HUMBOLDT PARK — Coffee has always been at the center of Antoine and Arianna Scott’s love story.
Their first date was over coffee at Cafecito in The Loop. They took engagement photos at the now-closed Humboldt Park coffee shop C.C. Ferns. They gave bags of coffee as wedding favors.
For years, the Ravenswood couple talked about opening a coffee shop of their own. This month, they fulfilled that dream with Atmos Coffee Shop, a cozy spot offering locally-made coffee and pastries.
To start, they are only offering grab-and-go service. But when coronavirus restrictions are lifted, the couple plans to roll out a job readiness program for Black and Latino youth, among other offerings.
Creating opportunities for young people of color — and proudly declaring themselves Black and Latino business owners — is “really important” to the couple given the challenges minorities face when they try to open businesses in this country, they said.
“It’s important we show individuals in Black and Brown communities that ownership is possible, it’s attainable,” said Antoine Scott, who is Black.
“We’re approaching it in a different way than how we experienced it. We’re an open book. If coffee shop ownership entrepreneurship is something they’re interested in, we’re open to providing whatever resources we used.”
The Scotts have always enjoyed drinking coffee and hanging out at coffee shops, but neither knew much about the industry or opening a brick-and-mortar shop. Both worked in finance for years; Antoine in banking and investments and Arianna in on-boarding management.
After Antoine Scott lost his finance job last year, the two decided to take a “leap of faith” and open their own business.
It wasn’t easy launching a business in a “very white” industry, they said. They started by reaching out to coffee shop owners in the city for guidance.
“But nobody wanted to tell us anything,” said Arianna Scott, who is Puerto Rican and grew up in Humboldt Park. “We had to find out a lot of things on our own.”
But when they connected with other Black and Latino coffee shop owners, things turned around. “They were very open. It’s almost like a club,” she said.

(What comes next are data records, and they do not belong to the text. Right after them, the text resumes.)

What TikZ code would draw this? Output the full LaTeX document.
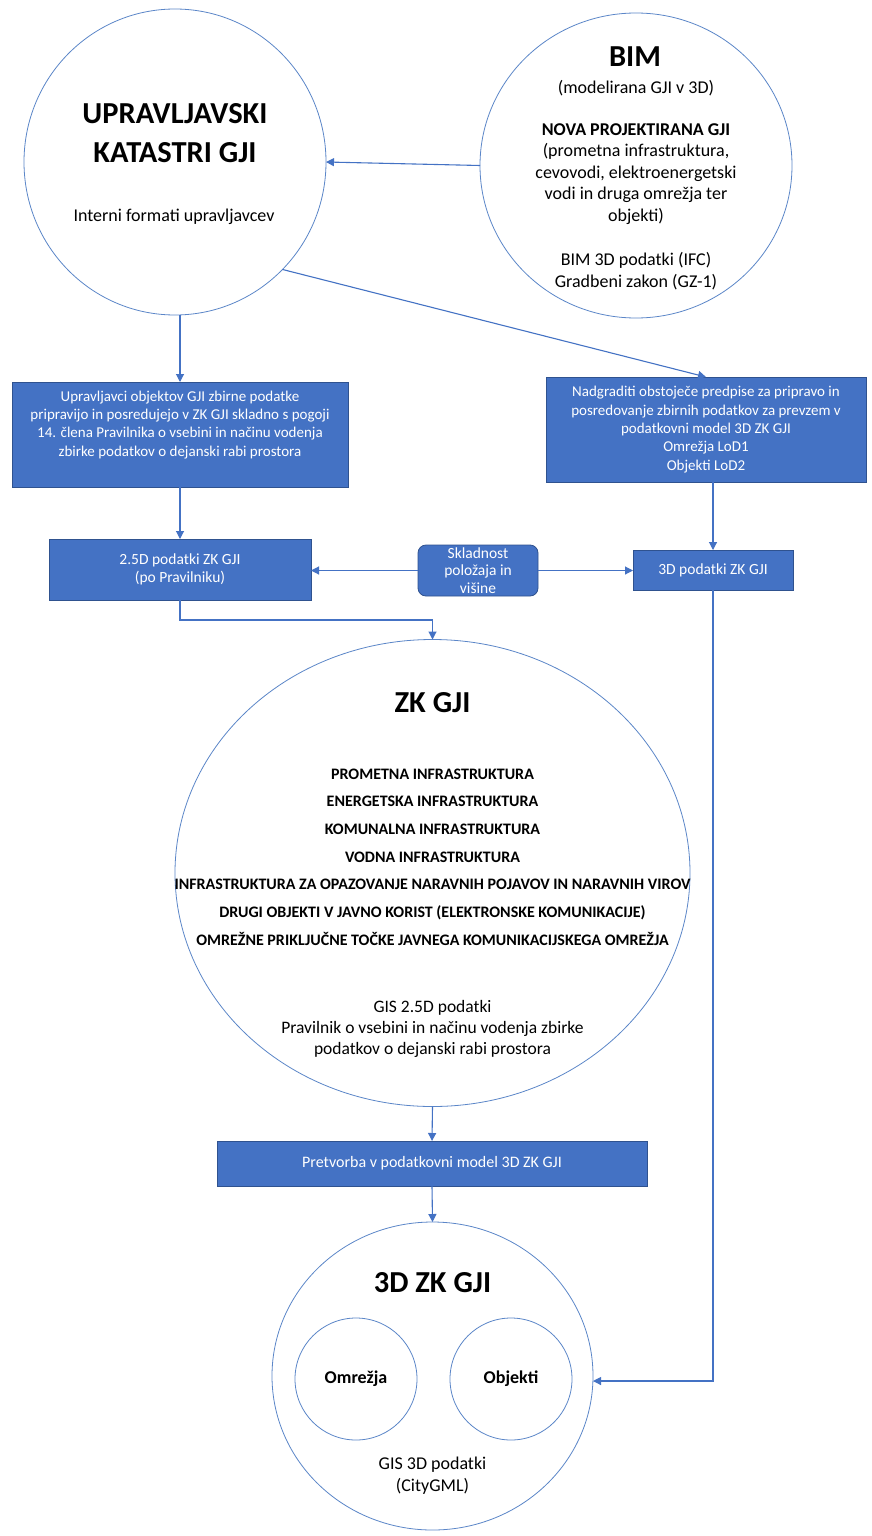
\documentclass[tikz,border=0pt]{standalone}
\usepackage{fontspec}
\setmainfont{Carlito}
\usetikzlibrary{shapes.geometric,arrows.meta}
\definecolor{officeblue}{HTML}{4472C4}
\definecolor{boxedge}{HTML}{2F528F}
\definecolor{ringblue}{HTML}{5B86C8}
\begin{document}
\begin{tikzpicture}[x=1pt,y=-1pt,
  ring/.style={draw=ringblue, line width=0.8pt, ellipse, inner sep=0pt, outer sep=0pt},
  bluebox/.style={draw=boxedge, fill=officeblue, line width=0.8pt, text=white,
    inner sep=0pt, outer sep=0pt, align=center},
  boxtext/.style={font=\fontsize{15}{18.3}\selectfont},
  smalltext/.style={font=\fontsize{15.5}{18}\selectfont},
  conn/.style={draw=officeblue, line width=1.1pt, -{Triangle[length=8pt,width=8pt]}},
  title/.style={font=\fontsize{30.5}{39}\selectfont\bfseries, align=center},
  body/.style={font=\fontsize{18}{21.5}\selectfont, align=center},
  caps/.style={font=\fontsize{16}{27.7}\selectfont\bfseries, align=center},
]
\useasboundingbox[fill=white] (0,0) rectangle (871,1536);

% circles
\node[ring, minimum width=302pt, minimum height=306pt] (upr) at (175,162) {};
\node[ring, minimum width=312pt, minimum height=305pt] (bim) at (636,165.5) {};
\node[ring, minimum width=515pt, minimum height=467pt] (zk) at (432.5,873) {};
\node[ring, minimum width=321pt, minimum height=308pt] (zkd) at (432.5,1376) {};
\node[ring, minimum width=122pt, minimum height=122pt] (omr) at (356,1379) {};
\node[ring, minimum width=122pt, minimum height=122pt] (obj) at (511,1379) {};

% texts inside the circles
\node[title] (uprT) at (175,133) {UPRAVLJAVSKI\\KATASTRI GJI};
\node[body] (uprB) at (174,217) {Interni formati upravljavcev};

\node[title] (bimT) at (635,57) {BIM};
\node[body] (bimA) at (636,88) {(modelirana GJI v 3D)};
\node[body] (bimB) at (636,174) {\textbf{NOVA PROJEKTIRANA GJI}\\(prometna infrastruktura,\\cevovodi, elektroenergetski\\vodi in druga omrežja ter\\objekti)};
\node[body, font=\fontsize{18}{22}\selectfont] (bimC) at (636,271) {BIM 3D podatki (IFC)\\Gradbeni zakon (GZ-1)};

\node[title] (zkT) at (432.5,703) {ZK GJI};
\node[caps] (zkL) at (432.5,857) {PROMETNA INFRASTRUKTURA\\ENERGETSKA INFRASTRUKTURA\\KOMUNALNA INFRASTRUKTURA\\VODNA INFRASTRUKTURA\\INFRASTRUKTURA ZA OPAZOVANJE NARAVNIH POJAVOV IN NARAVNIH VIROV\\DRUGI OBJEKTI V JAVNO KORIST (ELEKTRONSKE KOMUNIKACIJE)\\OMREŽNE PRIKLJUČNE TOČKE JAVNEGA KOMUNIKACIJSKEGA OMREŽJA};
\node[body, font=\fontsize{17.5}{21}\selectfont] (zkG) at (432.5,1029) {GIS 2.5D podatki\\Pravilnik o vsebini in načinu vodenja zbirke\\podatkov o dejanski rabi prostora};

\node[title] (zkdT) at (432.5,1283) {3D ZK GJI};
\node[body, font=\fontsize{18}{20}\selectfont\bfseries] (omrT) at (omr) {Omrežja};
\node[body, font=\fontsize{18}{20}\selectfont\bfseries] (objT) at (obj) {Objekti};
\node[body, font=\fontsize{18}{22}\selectfont] (zkdG) at (432.5,1476) {GIS 3D podatki\\(CityGML)};

% blue process boxes
\node[bluebox, boxtext, minimum width=336pt, minimum height=105pt] (upb) at (180,434.5)
  {Upravljavci objektov GJI zbirne podatke\\pripravijo in posredujejo v ZK GJI skladno s pogoji\\14. člena Pravilnika o vsebini in načinu vodenja\\zbirke podatkov o dejanski rabi prostora\\[4pt]};
\node[bluebox, font=\fontsize{15}{18.3}\selectfont, minimum width=320pt, minimum height=105pt] (nad) at (706,429.5)
  {Nadgraditi obstoječe predpise za pripravo in\\posredovanje zbirnih podatkov za prevzem v\\podatkovni model 3D ZK GJI\\Omrežja LoD1\\Objekti LoD2};
\node[bluebox, smalltext, minimum width=262pt, minimum height=61pt] (b25) at (180,569.5)
  {2.5D podatki ZK GJI\\(po Pravilniku)};
\node[bluebox, smalltext, minimum width=160pt, minimum height=40pt] (b3d) at (713,570)
  {3D podatki ZK GJI};
\node[bluebox, font=\fontsize{15.5}{17.5}\selectfont, rounded corners=8pt,
  minimum width=120pt, minimum height=51pt] (skl) at (478,570.5)
  {Skladnost\\položaja in\\višine};
\node[bluebox, font=\fontsize{16}{18}\selectfont, minimum width=430pt, minimum height=45pt] (pre) at (432,1163.5)
  {Pretvorba v podatkovni model 3D ZK GJI};

% connectors
\draw[conn] (bim.west) -- (upr.east);
\draw[conn] (upr.-45) -- (nad.north);
\draw[conn] (upb.north |- upr.south) -- (upb.north);
\draw[conn] (upb.south) -- (b25.north);
\draw[conn] (skl.west) -- (b25.east |- skl.west);
\draw[conn] (skl.east) -- (b3d.west |- skl.east);
\draw[conn] (b3d.north |- nad.south) -- (b3d.north);
\draw[conn] (b25.south) -- ++(0,20) -| (zk.north);
\draw[conn] (zk.south) -- (pre.north);
\draw[conn] (pre.south) -- (zkd.north);
\draw[conn] (b3d.south) |- ([yshift=-5pt]zkd.east);
\end{tikzpicture}
\end{document}
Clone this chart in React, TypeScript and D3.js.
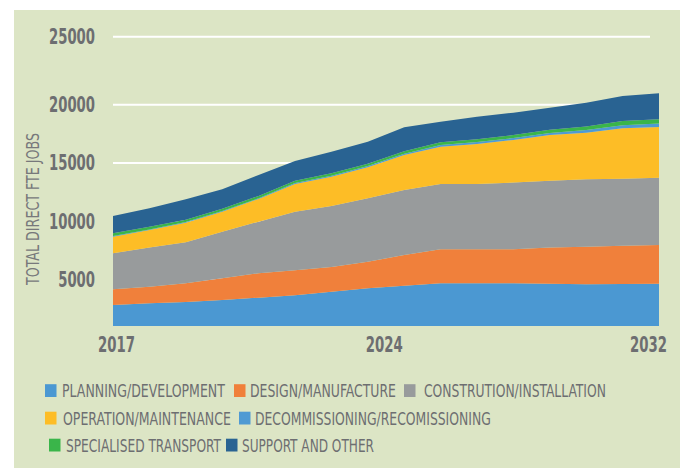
import React from "react";
import * as d3 from "d3";

const years = [2017, 2018, 2019, 2020, 2021, 2022, 2023, 2024, 2025, 2026, 2027, 2028, 2029, 2030, 2031, 2032];
const planning = [2800, 2950, 3060, 3230, 3430, 3640, 3950, 4240, 4460, 4670, 4670, 4670, 4630, 4580, 4610, 4630];
const design = [1350, 1420, 1610, 1860, 2100, 2150, 2120, 2280, 2640, 2920, 2920, 2920, 3100, 3230, 3290, 3320];
const construction = [3090, 3380, 3520, 4000, 4430, 5020, 5240, 5440, 5580, 5600, 5610, 5720, 5750, 5790, 5750, 5780];
const operation = [1430, 1490, 1680, 1720, 1950, 2380, 2510, 2670, 3000, 3200, 3430, 3660, 3920, 4000, 4330, 4360];
const decommissioning = [50, 50, 50, 60, 60, 80, 90, 100, 110, 150, 160, 170, 180, 220, 260, 290];
const transport = [250, 230, 200, 190, 200, 200, 210, 200, 210, 230, 240, 250, 260, 300, 360, 370];
const support = [1480, 1590, 1760, 1680, 1800, 1700, 1850, 1890, 2060, 1770, 1940, 1920, 1900, 2030, 2040, 2090];

const seriesNames = [
  "PLANNING/DEVELOPMENT",
  "DESIGN/MANUFACTURE",
  "CONSTRUTION/INSTALLATION",
  "OPERATION/MAINTENANCE",
  "DECOMMISSIONING/RECOMISSIONING",
  "SPECIALISED TRANSPORT",
  "SUPPORT AND OTHER",
];
const seriesValues = [planning, design, construction, operation, decommissioning, transport, support];
const seriesColors = ["#4b98d2", "#f0803b", "#989b9c", "#fdbd26", "#4f9ad3", "#3ab54a", "#296392"];

const yTicks = [5000, 10000, 15000, 20000, 25000];
const xTickLabels = [2017, 2024, 2032];
const yTitle = "TOTAL DIRECT FTE JOBS";

const W = 680;
const H = 468;
const FONT = "'Liberation Sans Narrow', 'DejaVu Sans Condensed', 'Liberation Sans', sans-serif";
const TEXT = "#6d6e71";

// legend layout
const legendLayout = [
  { row: 0, swX: 45, txX: 62, tw: 163 },
  { row: 0, swX: 234, txX: 250, tw: 146 },
  { row: 0, swX: 404, txX: 424, tw: 182 },
  { row: 1, swX: 45, txX: 63, tw: 168 },
  { row: 1, swX: 239, txX: 255, tw: 236 },
  { row: 2, swX: 49, txX: 66, tw: 155 },
  { row: 2, swX: 226, txX: 242, tw: 132 },
];
const rowBaselines = [397, 424.5, 451.5];
const xLabelLayout: Record<number, { dx: number; anchor: string }> = {
  2017: { dx: -15, anchor: "start" },
  2024: { dx: -2, anchor: "start" },
  2032: { dx: 8, anchor: "end" },
};

let ctx: CanvasRenderingContext2D | null = null;
function measure(txt: string, size: number, weight: string) {
  if (!ctx) ctx = document.createElement("canvas").getContext("2d");
  if (!ctx) return txt.length * size * 0.5;
  ctx.font = `${weight} ${size}px ${FONT}`;
  return ctx.measureText(txt).width;
}

function FitText(props: {
  x: number;
  y: number;
  width: number;
  size: number;
  weight?: string;
  fill: string;
  anchor?: "start" | "middle" | "end";
  rotate?: number;
  children: string;
}) {
  const { x, y, width, size, weight = "normal", fill, anchor = "start", rotate = 0, children } = props;
  const natural = measure(children, size, weight);
  const sx = width / natural;
  return (
    <text
      transform={`translate(${x},${y}) rotate(${rotate}) scale(${sx},1)`}
      fontSize={size}
      fontWeight={weight}
      fill={fill}
      textAnchor={anchor}
      fontFamily={FONT}
    >
      {children}
    </text>
  );
}

export default function App() {
  const x = d3.scaleLinear().domain([2017, 2032]).range([113, 659]);
  const y = d3.scaleLinear().domain([1000, 20000, 25000]).range([326, 104.7, 36.7]).clamp(true);

  const keys = seriesNames.map((_, i) => `s${i}`);
  const table = years.map((yr, j) => {
    const row: any = { year: yr };
    seriesValues.forEach((arr, i) => (row[`s${i}`] = arr[j]));
    return row;
  });
  const stacked = d3.stack().keys(keys)(table as any);
  const area = d3
    .area<any>()
    .x((d) => x(d.data.year))
    .y0((d) => y(d[0]))
    .y1((d) => y(d[1]))
    .curve(d3.curveLinear);

  return (
    <svg
      width={W}
      height={H}
      style={{ position: "absolute", left: 0, top: 0, display: "block" }}
      fontFamily={FONT}
    >
      <rect x={0} y={0} width={W} height={H} fill="#ffffff" />
      <rect x={14} y={10} width={W - 14} height={H - 10} fill="#dce5c5" />
      {yTicks.map((t) => (
        <line key={t} x1={113} x2={650} y1={y(t)} y2={y(t)} stroke="#ffffff" strokeWidth={2} />
      ))}
      {stacked.map((s, i) => (
        <path key={i} d={area(s as any) || ""} fill={seriesColors[i]} />
      ))}
      {yTicks.map((t) => {
        const label = String(t);
        return (
          <FitText
            key={t}
            x={95}
            y={y(t) + 7.5}
            anchor="end"
            size={20.5}
            weight="bold"
            fill={TEXT}
            width={label.length * 9.2}
          >
            {label}
          </FitText>
        );
      })}
      {xTickLabels.map((t) => (
        <FitText
          key={t}
          x={x(t) + xLabelLayout[t].dx}
          y={352}
          anchor={xLabelLayout[t].anchor as any}
          size={20.5}
          weight="bold"
          fill={TEXT}
          width={37}
        >
          {String(t)}
        </FitText>
      ))}
      <FitText x={39} y={209} rotate={-90} anchor="middle" size={18} fill="#77787b" width={152}>
        {yTitle}
      </FitText>
      {seriesNames.map((name, i) => {
        const l = legendLayout[i];
        const base = rowBaselines[l.row];
        return (
          <g key={name}>
            <rect x={l.swX} y={base - 12.8} width={11.5} height={12.8} fill={seriesColors[i]} />
            <FitText x={l.txX} y={base} size={17} fill={TEXT} width={l.tw}>
              {name}
            </FitText>
          </g>
        );
      })}
    </svg>
  );
}
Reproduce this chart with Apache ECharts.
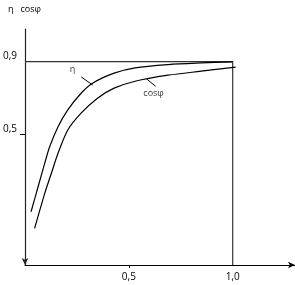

The coronavirus pandemic delayed the Scotts’ plans for several months, but their dream started to take shape over the summer, when they found the Humboldt Park storefront, which was already built out for a coffee shop.
The couple redesigned the space to give it a minimalist, cozy vibe with wood accents and reupholstered seating.
“We wanted to create a space where it feels like you’re coming into our living room and having a cup of coffee. Comfort was a really big thing,” Arianna Scott said.
They brought in cold brew and espresso from Edgewater-based Happy Monday Coffee Roasters. Antoine Scott got to know the owners when he briefly worked at their brick-and-mortar shop, Drink Happy Thoughts, this summer in the leadup to opening Atmos.
“Drink Happy Thoughts was the only shop that was willing to give me a chance when I lost my job and I was trying to find a job in the coffee industry,” Antoine Scott said.
Atmos also serves a rotating selection of pastries and small bites. On the menu are pastries from West Town Bakery and vegan empanadas from Fons.
So far, the reception has been overwhelmingly positive.
“There’s not a day that goes by that someone who lives close to the shop says, ‘I’m so grateful there’s a shop where I can take a break from work and grab a coffee,'” Antoine Scott said.
“This year has really been something. I’m glad we did take that leap because I do feel like we’ve been able to connect with the community in that way, to be some sort of change of atmosphere [for] them.”
Still, running a business in the middle of a pandemic has had its challenges. The couple is only letting four customers in the shop at one time to alleviate crowding, which has meant some customers are forced to wait outside in cold weather. And they haven’t been able to launch their barista training program or slow bar, components of the business they were excited about.
But Antoine Scott, who works behind the coffee bar six days a week, said he doesn’t regret trading his office job dress shoes for “orthopedic New Balances” and taking that leap of faith.
“This doesn’t seem like work,” he said. “Even the craziness of the business … with building it out, it never seemed like work.
“We’re just the new kids on the coffee scene, passionate about our community, trying to provide great coffee in a comfortable environment and also some empowering programs for youth.”